As I was reading a magazine article on mothers & daughters, I couldn’t help be reflect on how much my relationship with my mother had changed over the last few years and how, after 36 yrs of knowing one another, and even though we had to deal with so many obstacles, call it childhood, divorce, teenager girl, struggling single mum, evil brother ;-) ... we have finally accepted each other for who we are, as best as we are able to.
It’s taken me a great deal of time and personal reflection to accept and understand the reasons behind everything she did or said around me, as well as a very lengthy process to stop blaming her for everything that was going wrong in my life. And the ones who know me well will know I was never one of those people who take responsibilities for their own self easily…
Today, I wonder what type of mother I would have been had I had children. I can’t help but think of the mistakes I would have made. Would I have been over protective? Would I have been too sever? Would I have bothered at all or would I have handed them over to a nanny? Although, knowing me, I think I probably would have gone for the overprotective, “love you too much”, “no one will ever be good enough for you” type of neurotic mum who ends up being ruled by her little bundles of joy... or as a friend of mine said once: regular little hooligans!
What I am sure of, is that I would do everything in my power to prepare them for what the future holds in store; and that would mean do whatever I beleive to be best for them, which is not necessarly what is best for them - as many parents find out day in, day out. I understand that everything she ever did was to help me become who she thought I'd be, following her ideas, values and her experiences as a child. This realisation and the changes I have been going through, has allowed me to see the love she has for me, in it's true form, stripped of the emotional baguage I have seen it through for the last 30 odd years.
Thing is, I probably will never know what mother I might be. And that's ok, but for that reason, I value my mother’s input and influences even more so today than ever before. The interesting thing is that a lot of the things she did or said, that hurt me at the time, have ended up serving me, helping me develop my true self toward its full potential - No, I'm not saying I'm there yet, but I'm definitely getting closer. Now, I truly believe I am a better person because of her, and I’d like to think that she is too because of me.

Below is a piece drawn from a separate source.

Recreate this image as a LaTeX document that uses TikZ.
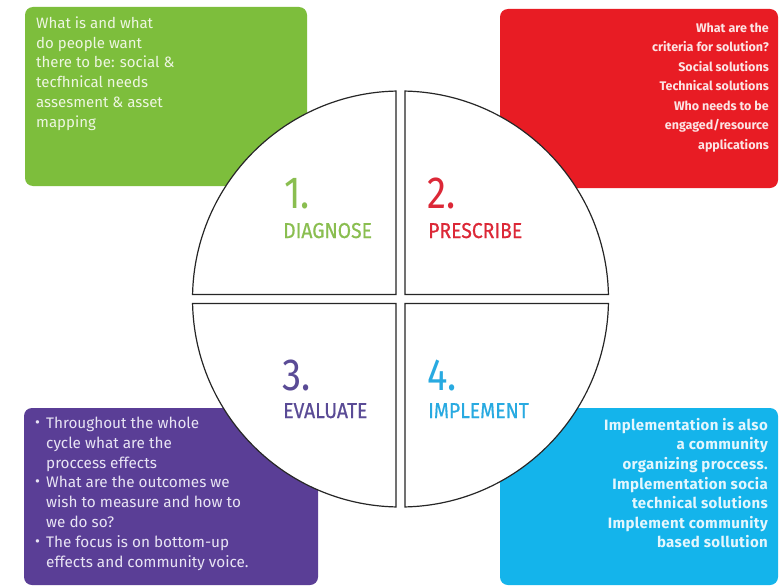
\documentclass[tikz,border=0pt]{standalone}
\usepackage{fontspec}
\setmainfont{Fira Sans}
\newfontfamily\labelfont[FakeStretch=0.9, FakeBold=0.6]{Fira Sans}
\newfontfamily\numfont[FakeStretch=0.85]{Fira Sans}
\newfontfamily\boxfont{Fira Sans}
\newfontfamily\widefont[LetterSpace=2.5]{Fira Sans}
\definecolor{cgreen}{HTML}{7DBE3C}
\definecolor{cred}{HTML}{E81C24}
\definecolor{cpurple}{HTML}{5A3E96}
\definecolor{ccyan}{HTML}{14B4EB}
\definecolor{lgreen}{HTML}{8ABE50}
\definecolor{lred}{HTML}{DC2837}
\definecolor{lpurple}{HTML}{5A4B96}
\definecolor{lcyan}{HTML}{28AAE1}
\definecolor{gtxt}{HTML}{EEF6E2}
\definecolor{rtxt}{HTML}{FCE4E4}
\definecolor{ptxt}{HTML}{E8E4F4}
\definecolor{ctxt}{HTML}{E4F6FD}
\newcommand{\blt}{\makebox[11pt][l]{\raisebox{1pt}{\fontsize{15}{15}\selectfont •}}}
\begin{document}
\begin{tikzpicture}[x=1pt,y=-1pt,
  quad/.style={draw=black!85, line width=1.2pt, fill=white},
  panel/.style={rounded corners=8pt},
  num/.style={font=\numfont\fontsize{45}{45}\selectfont, anchor=base west, inner sep=0pt},
  lab/.style={font=\labelfont\fontsize{21.5}{20}\selectfont, anchor=base west, inner sep=0pt},
  btext/.style={inner sep=0pt, font=\boxfont\fontsize{15}{19.8}\selectfont},
  bbtext/.style={inner sep=0pt, font=\boxfont\bfseries\fontsize{12.5}{19.5}\selectfont}
]
\useasboundingbox (0,0) rectangle (779,586);
\fill[white] (0,0) rectangle (779,586);
% coloured panels
\fill[cgreen, panel] (25,7) rectangle (307,186);
\fill[cred, panel] (500,9) rectangle (778,188);
\fill[cpurple, panel] (24,408) rectangle (318,585);
\fill[ccyan, panel] (500,408) rectangle (778,585);
% quadrants of the circle, centre (400.5,299), radius 208
\draw[quad] (396,294.5) -- (396,91.05) arc[start angle=268.76, end angle=181.24, radius=208] -- cycle;
\draw[quad] (405,294.5) -- (405,91.05) arc[start angle=-88.76, end angle=-1.24, radius=208] -- cycle;
\draw[quad] (396,303.5) -- (396,506.95) arc[start angle=91.24, end angle=178.76, radius=208] -- cycle;
\draw[quad] (405,303.5) -- (405,506.95) arc[start angle=88.76, end angle=1.24, radius=208] -- cycle;
% labels
\node[num, text=lgreen] (n1) at (284,208) {1.};
\node[lab, text=lgreen] (l1) at (283,238) {DIAGNOSE};
\node[num, text=lred] (n2) at (427,208) {2.};
\node[lab, text=lred] (l2) at (428,238) {PRESCRIBE};
\node[num, text=lpurple] (n3) at (282,390) {3.};
\node[lab, text=lpurple] (l3) at (283,418) {EVALUATE};
\node[num, text=lcyan] (n4) at (427,390) {4.};
\node[lab, text=lcyan] (l4) at (428,418) {IMPLEMENT};
% panel texts
\node[btext, text=gtxt, anchor=north west, align=left] (gt) at (36,14.14)
  {\strut What is and what\\do people want\\there to be: social \&\\tecfhnical needs\\assesment \& asset\\mapping};
\node[bbtext, text=rtxt, anchor=north east, align=right] (rt) at (769,18.35)
  {\strut What are the\\criteria for solution?\\Social solutions\\Technical solutions\\Who needs to be\\engaged/resource\\applications};
\node[btext, text=ptxt, anchor=north west, align=left, font=\boxfont\fontsize{15.3}{19.9}\selectfont] (pt) at (35,414.1)
  {\strut\blt Throughout the whole\\
   \hspace*{11pt}cycle what are the\\
   \hspace*{11pt}proccess effects\\
   \blt What are the outcomes we\\
   \hspace*{11pt}wish to measure and how to\\
   \hspace*{11pt}we do so?\\
   \blt The focus is on bottom-up\\
   \hspace*{11pt}effects and community voice.};
\node[bbtext, text=ctxt, anchor=north east, align=right, font=\widefont\bfseries\fontsize{15}{19.6}\selectfont] (ct) at (768,416.3)
  {\strut Implementation is also\\a community\\organizing proccess.\\Implementation socia\\technical solutions\\Implement community\\based sollution};
\end{tikzpicture}
\end{document}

Someone asked me a few years ago why I kept going back, why was I bothering with her, why was I putting myself through this over and over. I replied: because she's my mum, she's the only one I have and I will not give up on her. Today, I am so glad I never did. I have reached a more balanced state of mind and have established a brand new relationship with her, which has brought us closer than ever before. I admit, it is a load of my shoulders to have finally managed to change the dynamic of that bond. We have both reached a new chapter in our lives, and luckily, we are now in a position to really support one another through the challenges to come.